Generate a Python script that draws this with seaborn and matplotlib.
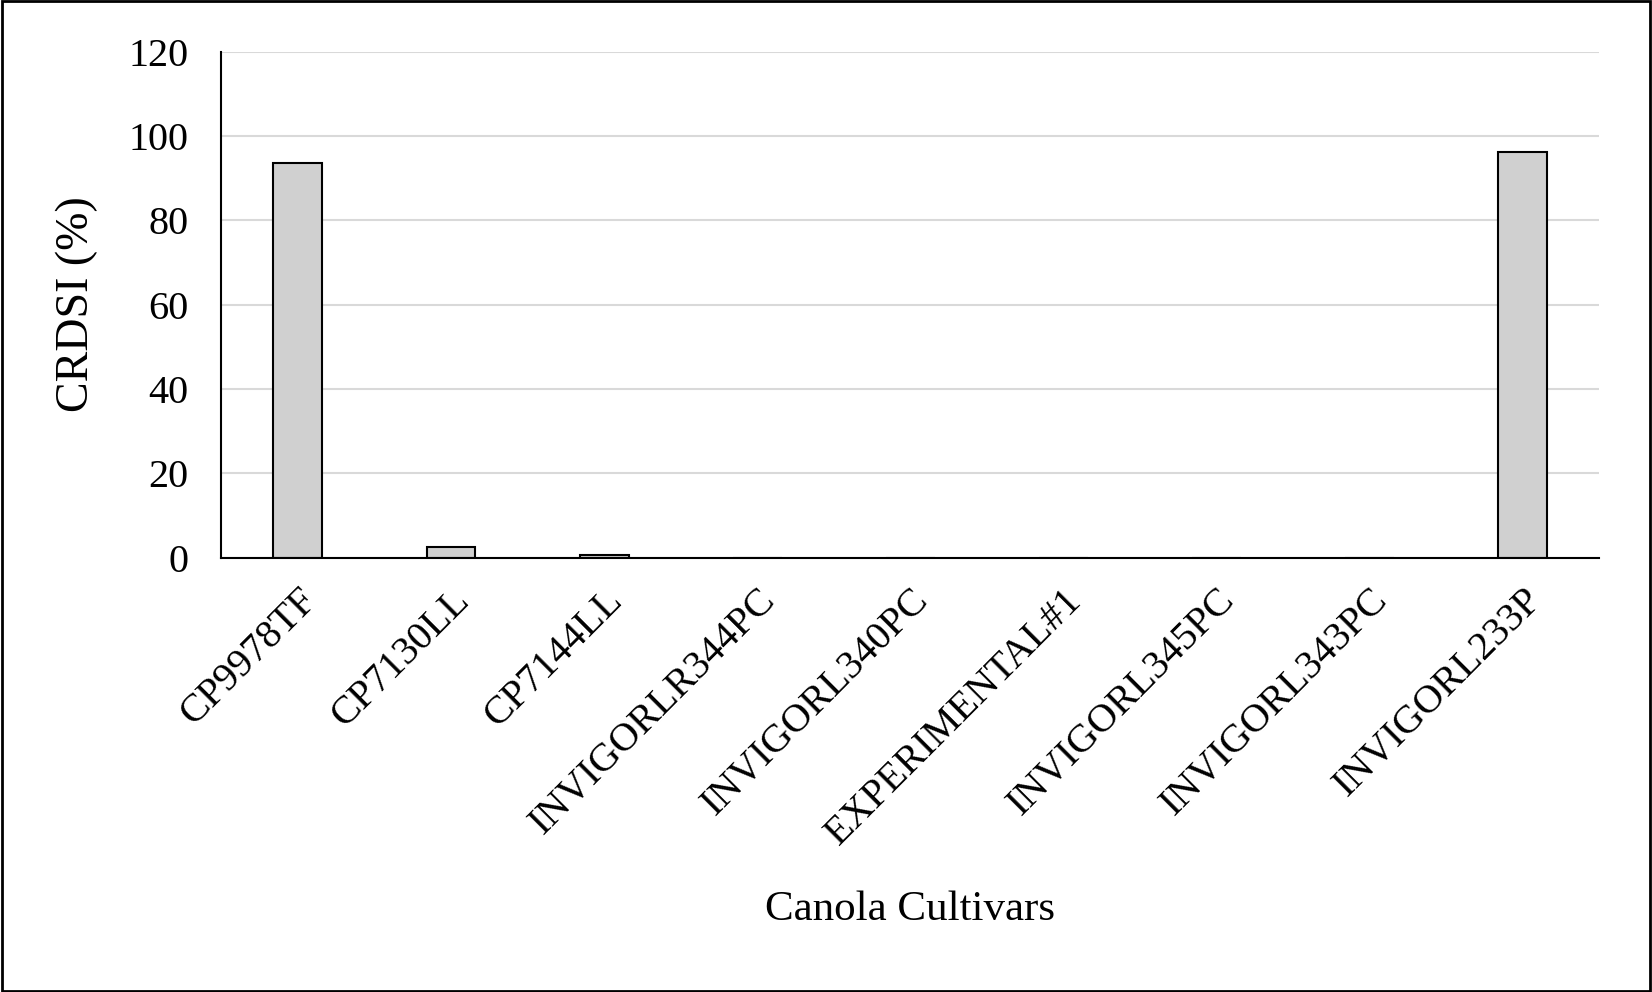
import matplotlib
matplotlib.use("Agg")
import matplotlib.pyplot as plt
import seaborn as sns
import pandas as pd

cultivars = ["CP9978TF", "CP7130LL", "CP7144LL", "INVIGORLR344PC", "INVIGORL340PC",
             "EXPERIMENTAL#1", "INVIGORL345PC", "INVIGORL343PC", "INVIGORL233P"]
crdsi = [93.5, 2.5, 0.7, 0, 0, 0, 0, 0, 96.3]
yticks = [0, 20, 40, 60, 80, 100, 120]

sns.set_style("white")
plt.rcParams['font.family'] = ['Liberation Serif', 'DejaVu Serif']
plt.rcParams['text.color'] = 'black'
plt.rcParams['axes.labelcolor'] = 'black'
plt.rcParams['xtick.color'] = 'black'
plt.rcParams['ytick.color'] = 'black'

df = pd.DataFrame({"cultivar": cultivars, "crdsi": crdsi})
fig = plt.figure(figsize=(16.52, 9.92), dpi=100)
ax = fig.add_axes([0.134, 0.438, 0.834, 0.51])
sns.barplot(data=df, x="cultivar", y="crdsi", color="#d0d0d0", edgecolor="black",
            linewidth=1.5, width=0.32, saturation=1, ax=ax)
ax.set_ylim(0, 120)
ax.set_yticks(yticks)
ax.yaxis.grid(True, color="#d9d9d9", linewidth=1.5)
ax.set_axisbelow(True)
for s in ["top", "right"]:
    ax.spines[s].set_visible(False)
for s in ["left", "bottom"]:
    ax.spines[s].set_color("black")
    ax.spines[s].set_linewidth(1.5)
ax.tick_params(axis="y", labelsize=29, pad=20)
ax.tick_params(axis="x", labelsize=29, pad=14)
plt.setp(ax.get_xticklabels(), rotation=45, ha="right", rotation_mode="anchor")
ax.set_ylabel("CRDSI (%)", fontsize=33, labelpad=22)
ax.set_xlabel("Canola Cultivars", fontsize=31, labelpad=28)
fig.patches.append(plt.Rectangle((0.001, 0.001), 0.998, 0.998, transform=fig.transFigure,
                                 fill=False, edgecolor="black", linewidth=2))
fig.savefig("out.png", dpi=100)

:::::

Write out exactly the opening lines of the data, stopping after the line that holds "import pandas as pd". Exclude pictures.

# Answer for this exercise
Generate a Python script that draws this with seaborn and matplotlib.
import matplotlib
matplotlib.use("Agg")
import matplotlib.pyplot as plt
import seaborn as sns
import pandas as pd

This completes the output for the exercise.